DATA SHOWN

....................

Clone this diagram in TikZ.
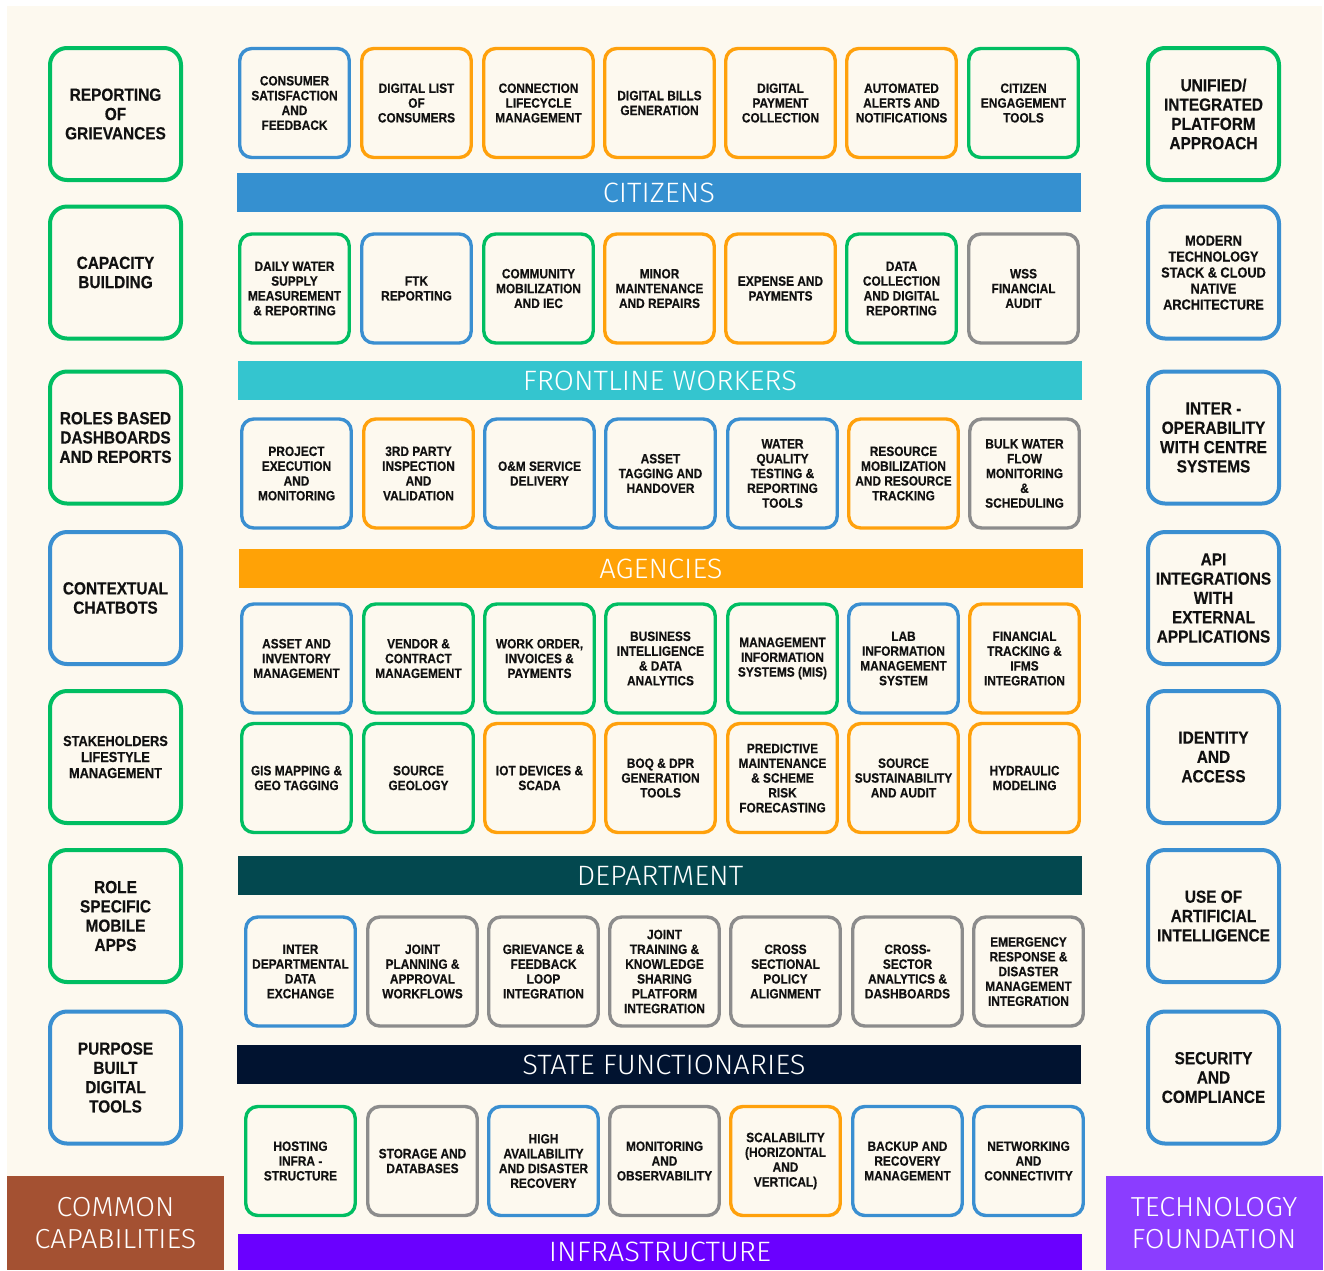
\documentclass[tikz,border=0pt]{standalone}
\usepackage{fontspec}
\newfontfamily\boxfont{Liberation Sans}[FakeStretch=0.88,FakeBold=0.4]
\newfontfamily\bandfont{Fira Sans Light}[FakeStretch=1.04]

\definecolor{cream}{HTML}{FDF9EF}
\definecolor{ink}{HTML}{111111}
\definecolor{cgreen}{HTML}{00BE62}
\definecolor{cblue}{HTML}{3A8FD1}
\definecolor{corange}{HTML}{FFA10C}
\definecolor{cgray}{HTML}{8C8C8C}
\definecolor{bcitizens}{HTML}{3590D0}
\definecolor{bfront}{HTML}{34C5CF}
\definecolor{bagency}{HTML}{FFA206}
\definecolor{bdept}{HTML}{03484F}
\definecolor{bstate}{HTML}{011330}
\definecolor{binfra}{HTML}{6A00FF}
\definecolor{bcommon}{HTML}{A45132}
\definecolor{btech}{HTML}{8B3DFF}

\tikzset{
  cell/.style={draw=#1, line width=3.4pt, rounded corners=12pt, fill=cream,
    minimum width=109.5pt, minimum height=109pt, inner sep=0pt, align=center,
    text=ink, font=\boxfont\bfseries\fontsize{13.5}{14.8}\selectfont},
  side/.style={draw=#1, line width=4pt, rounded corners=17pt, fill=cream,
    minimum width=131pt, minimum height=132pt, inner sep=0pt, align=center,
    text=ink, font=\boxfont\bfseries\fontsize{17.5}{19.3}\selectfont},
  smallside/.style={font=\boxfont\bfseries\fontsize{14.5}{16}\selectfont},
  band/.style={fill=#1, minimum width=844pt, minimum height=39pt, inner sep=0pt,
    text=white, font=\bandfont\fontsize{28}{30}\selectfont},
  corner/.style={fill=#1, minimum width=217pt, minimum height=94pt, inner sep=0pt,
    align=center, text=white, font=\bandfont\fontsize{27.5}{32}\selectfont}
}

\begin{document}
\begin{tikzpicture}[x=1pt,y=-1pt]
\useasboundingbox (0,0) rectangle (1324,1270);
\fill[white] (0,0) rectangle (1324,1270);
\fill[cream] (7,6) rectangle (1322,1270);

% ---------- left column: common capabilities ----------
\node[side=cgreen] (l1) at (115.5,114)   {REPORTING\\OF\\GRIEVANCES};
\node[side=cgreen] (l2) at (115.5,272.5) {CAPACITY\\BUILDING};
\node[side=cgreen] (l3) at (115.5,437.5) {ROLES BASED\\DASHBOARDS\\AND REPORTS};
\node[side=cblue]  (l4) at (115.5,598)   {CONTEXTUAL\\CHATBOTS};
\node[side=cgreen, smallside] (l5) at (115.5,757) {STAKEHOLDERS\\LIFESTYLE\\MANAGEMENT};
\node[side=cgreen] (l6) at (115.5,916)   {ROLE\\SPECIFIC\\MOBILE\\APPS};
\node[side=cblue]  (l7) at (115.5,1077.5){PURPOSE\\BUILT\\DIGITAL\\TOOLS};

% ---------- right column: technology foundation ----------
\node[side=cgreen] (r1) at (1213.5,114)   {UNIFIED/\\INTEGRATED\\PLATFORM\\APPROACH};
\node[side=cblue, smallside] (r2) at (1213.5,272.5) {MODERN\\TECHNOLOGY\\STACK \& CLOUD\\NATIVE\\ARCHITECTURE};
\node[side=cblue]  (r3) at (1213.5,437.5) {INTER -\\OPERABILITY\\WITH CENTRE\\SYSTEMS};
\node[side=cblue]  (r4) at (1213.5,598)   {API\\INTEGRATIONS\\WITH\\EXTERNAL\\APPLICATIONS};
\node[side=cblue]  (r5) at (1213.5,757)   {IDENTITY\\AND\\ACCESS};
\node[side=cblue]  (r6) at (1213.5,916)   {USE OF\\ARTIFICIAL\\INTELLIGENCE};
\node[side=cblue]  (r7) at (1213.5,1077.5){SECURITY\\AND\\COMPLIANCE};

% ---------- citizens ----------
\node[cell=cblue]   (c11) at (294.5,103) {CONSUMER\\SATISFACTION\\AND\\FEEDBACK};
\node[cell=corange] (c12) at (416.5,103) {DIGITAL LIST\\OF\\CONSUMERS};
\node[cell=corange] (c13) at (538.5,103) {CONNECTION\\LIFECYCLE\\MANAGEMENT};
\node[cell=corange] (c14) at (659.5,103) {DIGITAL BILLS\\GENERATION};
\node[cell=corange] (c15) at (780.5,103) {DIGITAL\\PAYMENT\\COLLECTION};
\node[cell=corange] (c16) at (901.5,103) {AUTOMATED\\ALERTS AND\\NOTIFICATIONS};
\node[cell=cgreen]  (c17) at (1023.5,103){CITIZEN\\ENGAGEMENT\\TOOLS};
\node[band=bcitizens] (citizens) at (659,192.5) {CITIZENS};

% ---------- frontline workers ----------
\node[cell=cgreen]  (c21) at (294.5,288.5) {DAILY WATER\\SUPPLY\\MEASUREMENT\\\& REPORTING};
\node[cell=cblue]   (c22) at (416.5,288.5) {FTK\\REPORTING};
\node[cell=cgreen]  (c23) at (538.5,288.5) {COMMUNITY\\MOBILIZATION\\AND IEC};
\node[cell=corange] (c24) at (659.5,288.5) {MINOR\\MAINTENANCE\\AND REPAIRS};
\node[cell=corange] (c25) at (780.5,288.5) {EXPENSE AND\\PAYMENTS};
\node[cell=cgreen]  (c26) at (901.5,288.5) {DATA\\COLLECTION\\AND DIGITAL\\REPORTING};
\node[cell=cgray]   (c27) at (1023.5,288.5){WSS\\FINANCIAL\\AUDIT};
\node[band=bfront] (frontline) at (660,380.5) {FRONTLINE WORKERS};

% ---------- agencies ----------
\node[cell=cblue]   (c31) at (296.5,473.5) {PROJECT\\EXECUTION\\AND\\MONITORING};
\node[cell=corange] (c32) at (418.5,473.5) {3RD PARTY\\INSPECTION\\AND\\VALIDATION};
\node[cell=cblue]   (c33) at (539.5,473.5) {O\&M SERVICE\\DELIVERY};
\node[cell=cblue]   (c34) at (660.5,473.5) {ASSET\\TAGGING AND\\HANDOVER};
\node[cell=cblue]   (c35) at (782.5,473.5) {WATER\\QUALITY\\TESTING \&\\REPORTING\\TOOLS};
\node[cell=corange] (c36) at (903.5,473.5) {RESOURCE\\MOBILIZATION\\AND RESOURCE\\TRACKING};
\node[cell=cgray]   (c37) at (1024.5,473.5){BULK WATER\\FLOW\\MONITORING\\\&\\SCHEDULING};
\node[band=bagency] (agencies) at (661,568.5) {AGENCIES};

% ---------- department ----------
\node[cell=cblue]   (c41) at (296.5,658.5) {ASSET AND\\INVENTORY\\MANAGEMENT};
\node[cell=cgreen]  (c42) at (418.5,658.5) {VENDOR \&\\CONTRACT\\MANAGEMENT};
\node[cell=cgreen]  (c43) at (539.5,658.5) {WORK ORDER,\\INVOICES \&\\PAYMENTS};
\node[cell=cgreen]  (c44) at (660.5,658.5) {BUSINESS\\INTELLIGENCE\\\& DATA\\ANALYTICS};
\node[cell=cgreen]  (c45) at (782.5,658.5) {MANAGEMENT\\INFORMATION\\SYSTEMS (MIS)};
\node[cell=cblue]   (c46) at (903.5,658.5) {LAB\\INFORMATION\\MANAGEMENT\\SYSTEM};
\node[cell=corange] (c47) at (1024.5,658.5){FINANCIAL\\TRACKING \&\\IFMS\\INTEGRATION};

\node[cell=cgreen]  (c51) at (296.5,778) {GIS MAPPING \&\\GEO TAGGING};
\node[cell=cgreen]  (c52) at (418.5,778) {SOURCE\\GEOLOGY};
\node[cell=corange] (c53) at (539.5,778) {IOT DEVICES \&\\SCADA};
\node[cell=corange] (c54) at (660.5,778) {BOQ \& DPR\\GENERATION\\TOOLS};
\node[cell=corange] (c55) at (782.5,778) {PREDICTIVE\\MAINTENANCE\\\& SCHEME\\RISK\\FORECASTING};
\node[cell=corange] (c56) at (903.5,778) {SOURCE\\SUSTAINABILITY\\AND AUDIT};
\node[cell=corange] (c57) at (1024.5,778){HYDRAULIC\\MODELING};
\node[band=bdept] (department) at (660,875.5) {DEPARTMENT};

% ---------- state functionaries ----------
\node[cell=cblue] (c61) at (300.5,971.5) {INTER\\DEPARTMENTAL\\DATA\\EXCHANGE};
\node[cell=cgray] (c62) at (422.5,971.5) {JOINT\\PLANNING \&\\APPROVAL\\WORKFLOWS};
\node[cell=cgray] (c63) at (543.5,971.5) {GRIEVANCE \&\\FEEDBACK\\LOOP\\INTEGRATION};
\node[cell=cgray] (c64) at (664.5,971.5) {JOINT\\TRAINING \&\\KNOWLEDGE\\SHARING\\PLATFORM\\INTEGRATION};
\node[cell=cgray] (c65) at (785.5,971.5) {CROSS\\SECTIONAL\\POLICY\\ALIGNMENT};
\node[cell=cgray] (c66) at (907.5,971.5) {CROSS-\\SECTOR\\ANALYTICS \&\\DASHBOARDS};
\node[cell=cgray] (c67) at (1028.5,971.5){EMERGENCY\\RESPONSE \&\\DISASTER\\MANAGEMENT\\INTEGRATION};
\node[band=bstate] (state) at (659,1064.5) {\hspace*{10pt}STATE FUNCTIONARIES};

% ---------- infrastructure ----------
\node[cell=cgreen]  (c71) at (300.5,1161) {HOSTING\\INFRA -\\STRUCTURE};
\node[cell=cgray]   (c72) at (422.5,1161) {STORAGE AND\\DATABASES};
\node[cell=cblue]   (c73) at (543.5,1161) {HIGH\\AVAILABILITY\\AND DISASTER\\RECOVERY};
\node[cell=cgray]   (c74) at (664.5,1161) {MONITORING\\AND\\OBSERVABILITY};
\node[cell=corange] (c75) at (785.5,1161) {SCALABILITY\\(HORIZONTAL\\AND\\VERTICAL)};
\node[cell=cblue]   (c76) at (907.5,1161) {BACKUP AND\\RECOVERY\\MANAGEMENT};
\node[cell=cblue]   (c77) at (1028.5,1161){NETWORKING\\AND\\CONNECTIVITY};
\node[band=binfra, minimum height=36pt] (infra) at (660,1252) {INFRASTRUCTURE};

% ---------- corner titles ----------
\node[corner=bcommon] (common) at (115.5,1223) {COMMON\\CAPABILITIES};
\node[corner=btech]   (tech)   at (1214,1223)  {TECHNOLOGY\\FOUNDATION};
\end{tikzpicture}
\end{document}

....................

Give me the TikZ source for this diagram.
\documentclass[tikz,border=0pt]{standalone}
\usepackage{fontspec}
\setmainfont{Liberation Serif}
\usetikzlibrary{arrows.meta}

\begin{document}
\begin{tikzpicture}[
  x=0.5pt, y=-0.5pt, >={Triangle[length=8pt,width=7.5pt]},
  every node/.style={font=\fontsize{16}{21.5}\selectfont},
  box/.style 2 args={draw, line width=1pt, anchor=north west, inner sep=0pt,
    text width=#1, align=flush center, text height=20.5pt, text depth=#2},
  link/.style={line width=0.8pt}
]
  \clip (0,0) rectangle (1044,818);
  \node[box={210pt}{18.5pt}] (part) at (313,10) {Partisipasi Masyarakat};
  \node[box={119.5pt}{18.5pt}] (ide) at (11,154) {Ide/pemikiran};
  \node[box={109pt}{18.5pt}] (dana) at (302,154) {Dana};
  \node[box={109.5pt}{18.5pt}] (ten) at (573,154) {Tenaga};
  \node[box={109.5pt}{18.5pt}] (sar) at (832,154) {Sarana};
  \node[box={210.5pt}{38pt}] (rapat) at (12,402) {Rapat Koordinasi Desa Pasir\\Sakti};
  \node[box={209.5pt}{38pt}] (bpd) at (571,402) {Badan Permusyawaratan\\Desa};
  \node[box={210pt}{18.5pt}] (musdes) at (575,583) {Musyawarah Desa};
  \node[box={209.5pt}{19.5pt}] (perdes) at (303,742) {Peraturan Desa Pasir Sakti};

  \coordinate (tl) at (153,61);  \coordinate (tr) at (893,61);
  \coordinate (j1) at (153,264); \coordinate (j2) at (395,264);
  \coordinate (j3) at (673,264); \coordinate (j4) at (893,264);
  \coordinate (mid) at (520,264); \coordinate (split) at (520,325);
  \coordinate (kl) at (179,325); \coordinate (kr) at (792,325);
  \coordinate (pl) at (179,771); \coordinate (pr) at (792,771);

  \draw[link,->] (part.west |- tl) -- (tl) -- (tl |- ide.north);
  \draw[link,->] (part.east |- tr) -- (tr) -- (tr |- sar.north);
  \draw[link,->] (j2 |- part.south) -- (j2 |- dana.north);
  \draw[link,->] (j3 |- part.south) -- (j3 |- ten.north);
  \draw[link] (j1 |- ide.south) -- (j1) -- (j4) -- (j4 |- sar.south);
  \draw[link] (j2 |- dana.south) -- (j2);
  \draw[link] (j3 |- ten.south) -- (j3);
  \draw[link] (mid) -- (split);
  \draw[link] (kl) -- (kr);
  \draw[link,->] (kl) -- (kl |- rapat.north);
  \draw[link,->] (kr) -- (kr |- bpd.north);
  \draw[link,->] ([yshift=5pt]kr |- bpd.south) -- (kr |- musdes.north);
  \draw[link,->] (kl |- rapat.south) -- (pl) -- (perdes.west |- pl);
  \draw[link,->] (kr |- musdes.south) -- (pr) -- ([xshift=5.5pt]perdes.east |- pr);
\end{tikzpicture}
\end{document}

....................

YOUR OBJECTIVE
Repeat the entries above verbatim, but only from the line that has "Give me the TikZ source for this diagram." down to the line that has "(perdes) at (303,742)", inclusive.

EXERCISE SOLUTION
Give me the TikZ source for this diagram.
\documentclass[tikz,border=0pt]{standalone}
\usepackage{fontspec}
\setmainfont{Liberation Serif}
\usetikzlibrary{arrows.meta}

\begin{document}
\begin{tikzpicture}[
  x=0.5pt, y=-0.5pt, >={Triangle[length=8pt,width=7.5pt]},
  every node/.style={font=\fontsize{16}{21.5}\selectfont},
  box/.style 2 args={draw, line width=1pt, anchor=north west, inner sep=0pt,
    text width=#1, align=flush center, text height=20.5pt, text depth=#2},
  link/.style={line width=0.8pt}
]
  \clip (0,0) rectangle (1044,818);
  \node[box={210pt}{18.5pt}] (part) at (313,10) {Partisipasi Masyarakat};
  \node[box={119.5pt}{18.5pt}] (ide) at (11,154) {Ide/pemikiran};
  \node[box={109pt}{18.5pt}] (dana) at (302,154) {Dana};
  \node[box={109.5pt}{18.5pt}] (ten) at (573,154) {Tenaga};
  \node[box={109.5pt}{18.5pt}] (sar) at (832,154) {Sarana};
  \node[box={210.5pt}{38pt}] (rapat) at (12,402) {Rapat Koordinasi Desa Pasir\\Sakti};
  \node[box={209.5pt}{38pt}] (bpd) at (571,402) {Badan Permusyawaratan\\Desa};
  \node[box={210pt}{18.5pt}] (musdes) at (575,583) {Musyawarah Desa};
  \node[box={209.5pt}{19.5pt}] (perdes) at (303,742) {Peraturan Desa Pasir Sakti};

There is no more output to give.